Der FREIRAUM デアフライラウム “自由な余白” #05
理想的な“個体”
横川 謙司 フォルクスワーゲン・ゴルフ 2022.08.241/1組立てキット!?に遭遇
VWゴルフの日本屈指のマニアが、Golf Caddy Camperをなんとか自分で手に入れたい、というエピソードの第5話です。オーストリアのあの博物館が再びやってくれました。
Kenji,vielleicht hätte ich ein Angebot für Dich.
「ケンジ、とっておきのがあるんだが……」
1/1Golf Caddyの中古車捜索をする中で、もしやあの男なら何か情報を持っているかも、とメールした相手は、連載#03 で紹介したオーストリアの実車Golfコレクター、Josef Juza。

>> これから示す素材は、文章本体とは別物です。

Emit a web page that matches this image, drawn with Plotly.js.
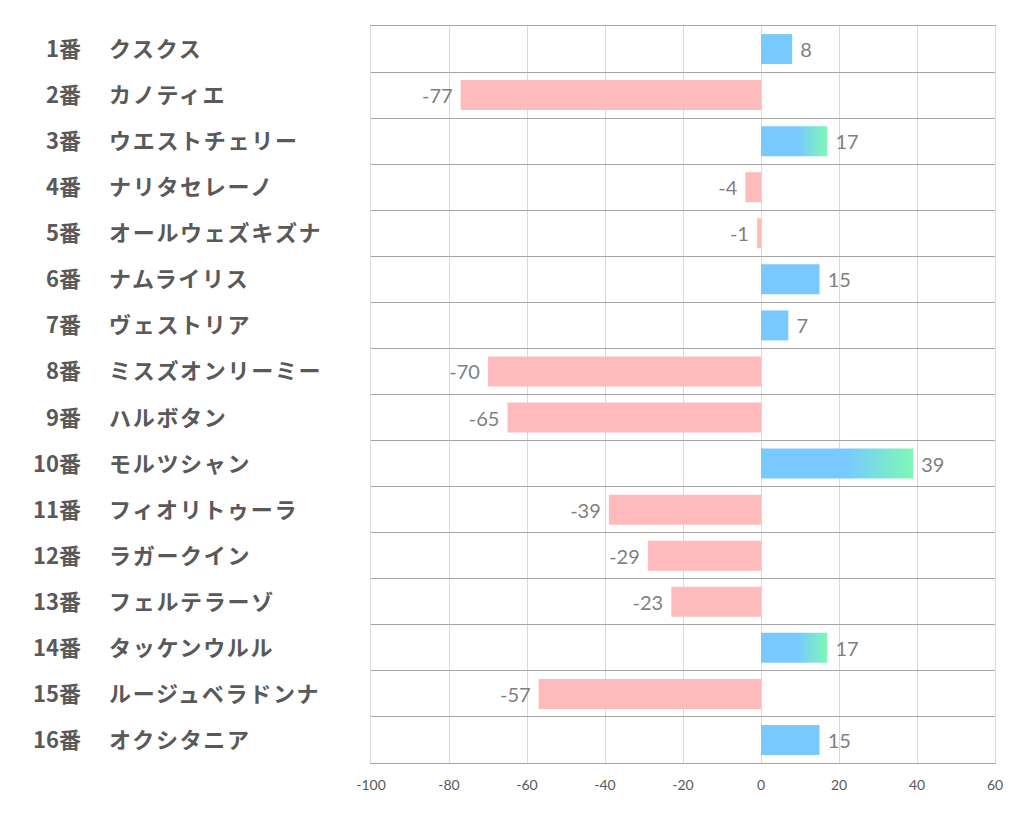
<!DOCTYPE html>
<html>
<head>
<meta charset="utf-8">
<script src="https://cdn.plot.ly/plotly-3.0.1.min.js"></script>
<style>
html,body{margin:0;padding:0;background:#fff;}
#chart{width:1022px;height:834px;}
</style>
</head>
<body>
<div id="chart"></div>
<script>
// ---- data ----
const numbers = ["1番","2番","3番","4番","5番","6番","7番","8番","9番","10番","11番","12番","13番","14番","15番","16番"];
const names = ["クスクス","カノティエ","ウエストチェリー","ナリタセレーノ","オールウェズキズナ","ナムライリス","ヴェストリア","ミスズオンリーミー","ハルボタン","モルツシャン","フィオリトゥーラ","ラガークイン","フェルテラーゾ","タッケンウルル","ルージュベラドンナ","オクシタニア"];
const values = [8,-77,17,-4,-1,15,7,-70,-65,39,-39,-29,-23,17,-57,15];
const highlighted = [false,false,true,false,false,false,false,false,false,true,false,false,false,true,false,false];
const xTicks = [-100,-80,-60,-40,-20,0,20,40,60];

// ---- styles ----
const POS = "#77C9FF", NEG = "#FFBABB", GREEN = "#7EF8B6";
const rows = numbers.map((_, i) => i + 1);
const colors = values.map(v => v >= 0 ? POS : NEG);
const NB = "\u00a0";

const trace = {
  type: "bar",
  orientation: "h",
  x: values,
  y: rows,
  width: 0.65,
  marker: {color: colors, line: {width: 0}},
  text: values.map(v => v >= 0 ? NB + v : v + NB),
  textposition: "outside",
  cliponaxis: false,
  constraintext: "none",
  textfont: {family: "Lato, 'Open Sans', sans-serif", size: 20, color: "#7F7F7F"},
  hoverinfo: "none"
};

const numFont = {family: "'Noto Sans CJK JP', sans-serif", size: 22, color: "#595959", weight: 700};
const nameFont = {family: "'Noto Sans CJK JP', sans-serif", size: 22, color: "#595959", weight: 700};
const annotations = [];
rows.forEach((r, i) => {
  annotations.push({xref: "paper", yref: "y", x: (83 - 371) / 624, y: r, yshift: 2, text: numbers[i],
    showarrow: false, xanchor: "right", yanchor: "middle", font: numFont});
  annotations.push({xref: "paper", yref: "y", x: (107 - 371) / 624, y: r, yshift: 2,
    text: '<span style="letter-spacing:1.7px">' + names[i] + '</span>',
    showarrow: false, xanchor: "left", yanchor: "middle", font: nameFont});
});

const layout = {
  width: 1022, height: 834,
  margin: {l: 371, r: 27, t: 26, b: 71},
  paper_bgcolor: "#fff", plot_bgcolor: "#fff",
  showlegend: false,
  bargap: 0.35,
  xaxis: {
    range: [-100, 60], tickvals: xTicks, ticktext: xTicks.map(String),
    showgrid: true, gridcolor: "#D9D9D9", gridwidth: 1, zeroline: false,
    showline: true, mirror: true, linecolor: "#A6A6A6", linewidth: 1,
    ticks: "", ticklabelstandoff: 9,
    tickfont: {family: "Lato, 'Open Sans', sans-serif", size: 14, color: "#595959"},
    fixedrange: true
  },
  yaxis: {
    range: [16.5, 0.5], tickmode: "linear", tick0: 0.5, dtick: 1,
    showticklabels: false, ticks: "",
    showgrid: true, gridcolor: "#A6A6A6", gridwidth: 1, zeroline: false,
    showline: true, mirror: true, linecolor: "#D9D9D9", linewidth: 1,
    fixedrange: true
  },
  annotations: annotations
};

function applyGradient(gd) {
  const svg = gd.querySelector(".main-svg");
  let defs = svg.querySelector("defs");
  if (!defs) { defs = document.createElementNS("http://www.w3.org/2000/svg", "defs"); svg.insertBefore(defs, svg.firstChild); }
  if (!svg.querySelector("#barGrad")) {
    const ns = "http://www.w3.org/2000/svg";
    const g = document.createElementNS(ns, "linearGradient");
    g.setAttribute("id", "barGrad");
    g.setAttribute("x1", "0"); g.setAttribute("y1", "0"); g.setAttribute("x2", "1"); g.setAttribute("y2", "0");
    [[0, POS], [0.55, POS], [1, GREEN]].forEach(([o, c]) => {
      const s = document.createElementNS(ns, "stop");
      s.setAttribute("offset", o); s.setAttribute("stop-color", c);
      g.appendChild(s);
    });
    defs.appendChild(g);
  }
  const paths = gd.querySelectorAll(".barlayer .point path");
  paths.forEach((p, i) => { if (highlighted[i]) p.style.fill = "url(#barGrad)"; });
}

Plotly.newPlot("chart", [trace], layout, {displayModeBar: false, staticPlot: true}).then(applyGradient);
</script>
</body>
</html>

そして返ってきたメールが「まさかのオファー」だったのです。
ウィーン近郊でGolfばかり100台以上コレクションしてる男。
Camper含めてCaddyだけでも10台持ってる男。
「なんかいいCaddyの出物、知らない?」とメールしたものの、そんなにタイミングよくいい売り物があるわけないし、手掛かりになりそうな情報でもあればいいな、くらいに思っていたところに「とっておきの一台」があるという返事がきたのです!
いや、それはすごい、聞いてみるもんだ! ということで、メールを読み進むと、なんと、これまた一筋縄ではいきそうもない展開が控えていました。
なになに……ein Benziner mit 70PS und natürlich Linkslenker……、ガソリン仕様で70馬力の左ハンドル……
よしよし、ディーゼルは中古サイトでもけっこう見かけるのだよ、欲しいのはガソリン仕様。
……Der Caddy ist allerdings in alle Einzelteile zerlegt!……
え!? ちょっと待てぃ!? Caddyは全てのパーツがバラバラの状態!?
いやぁ、面白いぞJosef、どういうことかとさらに読み進めると、「20年前に新車で買って、Show Carに仕立てようとすぐにバラして、結局そのまま手付かずの状態なんだよ。バラバラだけど、パーツは全部ある」と。
なんという変態コレクター。そんなに話を面白くしなくていいんですけど。
ということは、ほぼ新車、ってこと? だとすれば、距離もほとんど走っていない?
1983年は、欧州市場にCaddyが導入された年で、まさにデビューイヤーモデル(※Golf Pickup自体は、1979年に北米市場にてRabbit Pickupとして先行デビュー)。
まさに、今手に入る最高のCaddyじゃないか、と(バラバラだけど)。さらには「ボディは、錆止めの下地処理をしてサフェーサー塗った状態である」と。「好きな色が選べるようにしておいたよ」と。
そう、中古サイトでみるCaddyはモノによっては錆がすごいので、一切の錆がないCaddyはそれはそれでまたお宝と言える(バラバラだけど)。
これをベースにキャンピングカーを仕立てて行こう、という私には、信頼できる人物から譲り受ける「キット状態の新品Caddy」はこれ以上ない個体と思われ、「ベース車探し」は一気に進みました。
まさか、欧州から自動車を個人輸入することになるとは! しかも、某ミニチュア月刊誌のごとく、組み立てから楽しめるとは!
私はすぐさま「それ買う!」と返信、追ってJosefから送られてきた画像は、笑っちゃうくらいスケルトンなCaddy。それにしても、この状態で20年も放置しておけるなんて、どれだけ保管スペースあるのか、と。背後にはまだまだGolf1が眠っていそうだし。
だがしかし、自動車輸入に詳しい方なら、既にお気づきと思いますが、なにごとも「そんなに簡単にはいかない」のが常。プロジェクトが道半ばで強制終了とならないために、並行して陸運局や税関に相談をしていた私は早々に「自動車通関証明書」の壁にぶち当たるのでした。思わずミスチルの歌詞が思い浮かびます。
「高ければ高い壁の方が登った時気持ちいいもんな。」
さぁ、その壁とはどんな壁でしょう。無事越えられるのでしょうか。終わりなき旅にならぬよう、盤石の態勢で挑みます。